St. Peter says, “Now who is there to harm you if you are zealous for what is right?  But even if you do suffer for righteousness’ sake, you will be blessed.  Have no fear of them, nor be troubled,but in your hearts reverence Christ as Lord.  Always be prepared to make a defense to anyone who calls you to account for the hope that is in you, yet do it with gentleness and reverence” (1 Peter 3:14-15).

Although philosophers and theologians have advanced numerous arguments for God’s existence over the centuries, we will focus on two.

Arguments for God’s existence reveal that belief in God is not simply a matter of faith and that belief in God is reasonable.

St. Paul’s Argument

This first argument comes from St. Paul’s letter to the Roman church 1:19-20.  St. Paul wrote, “For what can be known about God is plain to them [the wicked], because God has shown it to them. Ever since the creation of the world his invisible nature, namely, his eternal power and deity, has been clearly perceived in the things that have been made.”

I call this the take Him or leave Him argument because St. Paul is essentially saying, Look around.  Who do you think did all this?

C.S. Lewis’ Argument

The next argument comes from CS Lewis (Author: The Chronicles of Narnia, The Screwtape Letters, etc.) and it’s called the Argument From Reason.

In this argument, CS Lewis speaks of naturalism.  Naturalism is simply the belief that nothing exists outside of nature.  Ultimately, all atheists are naturalists regardless of how they classify themselves.  Therefore, when Lewis uses the word “naturalism,” you can substitute it with “atheism.”

CS Lewis argued, “One absolutely central inconsistency ruins [the naturalistic/atheistic worldview]…. The whole picture professes to depend on inferences from observed facts [and laws]. Unless inference [meaning, the power to infer] is [true], the whole picture disappears…. [U]nless reason is an absolute–all is in ruins. [Note: As creatures who constantly observe and understand the world around us, we need facts and laws to undergird this understanding.] 

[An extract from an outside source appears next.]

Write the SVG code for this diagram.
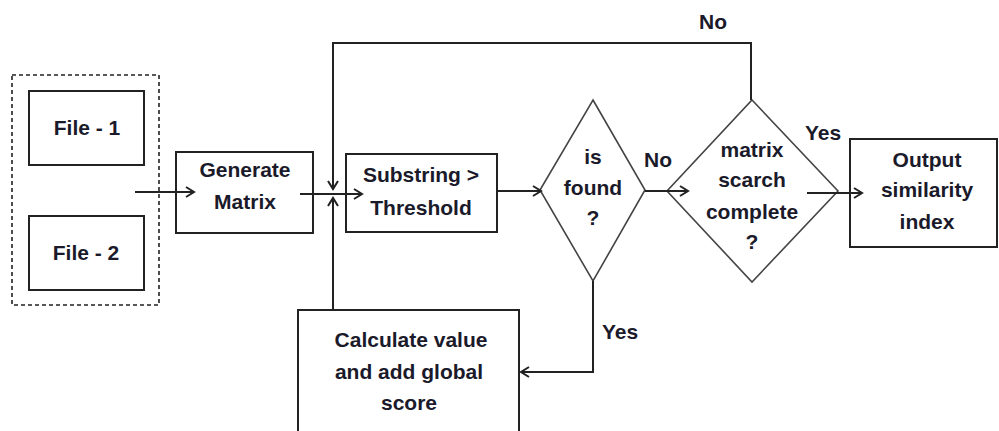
<svg xmlns="http://www.w3.org/2000/svg" width="999" height="431" viewBox="0 0 999 431">
<style>
.box{fill:#fff;stroke:#222;stroke-width:2}
.dia{fill:#fff;stroke:#444;stroke-width:1.6}
.ln{fill:none;stroke:#222;stroke-width:2}
text{font-family:"Liberation Sans",Arial,sans-serif;font-weight:bold;font-size:21px;fill:#1a1a2a;text-anchor:middle}
</style>
<defs>
<marker id="ah" markerWidth="12" markerHeight="12" refX="10" refY="6" orient="auto" markerUnits="userSpaceOnUse">
<path d="M2,1 L10,6 L2,11" fill="none" stroke="#222" stroke-width="2"/>
</marker>
</defs>
<rect width="999" height="431" fill="#fff"/>
<g id="input-group">
<rect x="12" y="75" width="147" height="230" fill="none" stroke="#222" stroke-width="1.6" stroke-dasharray="4,3"/>
</g>
<g id="file1">
<rect class="box" x="29" y="91" width="115" height="74"/>
<text x="87" y="135">File - 1</text>
</g>
<g id="file2">
<rect class="box" x="29" y="216" width="115" height="74"/>
<text x="86" y="260">File - 2</text>
</g>
<g id="generate">
<rect class="box" x="176" y="152" width="137" height="81"/>
<text x="245" y="177">Generate</text>
<text x="245" y="209">Matrix</text>
</g>
<g id="substring">
<rect class="box" x="346" y="154" width="151" height="78"/>
<text x="421" y="182">Substring &gt;</text>
<text x="421" y="215">Threshold</text>
</g>
<g id="isfound">
<polygon class="dia" points="593,100 645,190 593,281 540,190"/>
<text x="593" y="164">is</text>
<text x="593" y="195">found</text>
<text x="593" y="225">?</text>
</g>
<g id="complete">
<polygon class="dia" points="752,100 838,191 752,282 667,191"/>
<text x="752" y="157">matrix</text>
<text x="752" y="187">scarch</text>
<text x="752" y="219">complete</text>
<text x="752" y="249">?</text>
</g>
<g id="output">
<rect class="box" x="850" y="139" width="147" height="108"/>
<text x="927" y="167">Output</text>
<text x="927" y="197">similarity</text>
<text x="927" y="229">index</text>
</g>
<g id="calculate">
<rect class="box" x="298" y="310" width="221" height="130"/>
<text x="411" y="347">Calculate value</text>
<text x="409" y="379">and  add global</text>
<text x="409" y="410">score</text>
</g>
<g id="connectors">
<line class="ln" x1="135" y1="192" x2="194" y2="192" marker-end="url(#ah)"/>
<line class="ln" x1="300" y1="194" x2="362" y2="194" marker-end="url(#ah)"/>
<polyline class="ln" points="751,100 751,43 333,43 333,189" marker-end="url(#ah)"/>
<line class="ln" x1="333" y1="310" x2="333" y2="198" marker-end="url(#ah)"/>
<line class="ln" x1="497" y1="191" x2="541" y2="191" marker-end="url(#ah)"/>
<line class="ln" x1="645" y1="191" x2="688" y2="191" marker-end="url(#ah)"/>
<line class="ln" x1="807" y1="193" x2="862" y2="193" marker-end="url(#ah)"/>
<polyline class="ln" points="593,281 593,372 521,372" marker-end="url(#ah)"/>
<text x="713" y="29">No</text>
<text x="658" y="167">No</text>
<text x="823" y="140">Yes</text>
<text x="620" y="339">Yes</text>
</g>
</svg>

Yet those who ask me to believe this [naturalistic] world picture, also ask me to believe that reason is simply the unforeseen and unintended by-product of mindless matter at one stage of its endless and aimless becoming. Here is flat contradiction: They ask me at the same moment to accept a conclusion [namely, that their reasoning is sound] and to discredit the only testimony on which that conclusion can be based [namely, that their reason is based on mindless, aimless matter].”

In a sentence, according to naturalism, inferences are true, but everything those inferences are built upon are simply the unintended by-product of mindless, aimless matter.

The contradiction: The material world is random and without reason.  Yet, it produces creatures that reason, understand, build, see consequences, and make sense of something that, in the naturalist worldview, is utterly pointless, endless, aimless, and has no Designer. 

Also, the naturalist will tell a believer that God does not exist as if this naturalist has a purpose, namely, to dissuade the believer from believing in God, and at the same time says nothing has purpose.

Ultimately, we must decide.  Do we believe in God or not?  If we believe in God, we must understand what God wants for us, what is proper for our human nature, how we treat others, how we live as beings made in the image and likeness of God?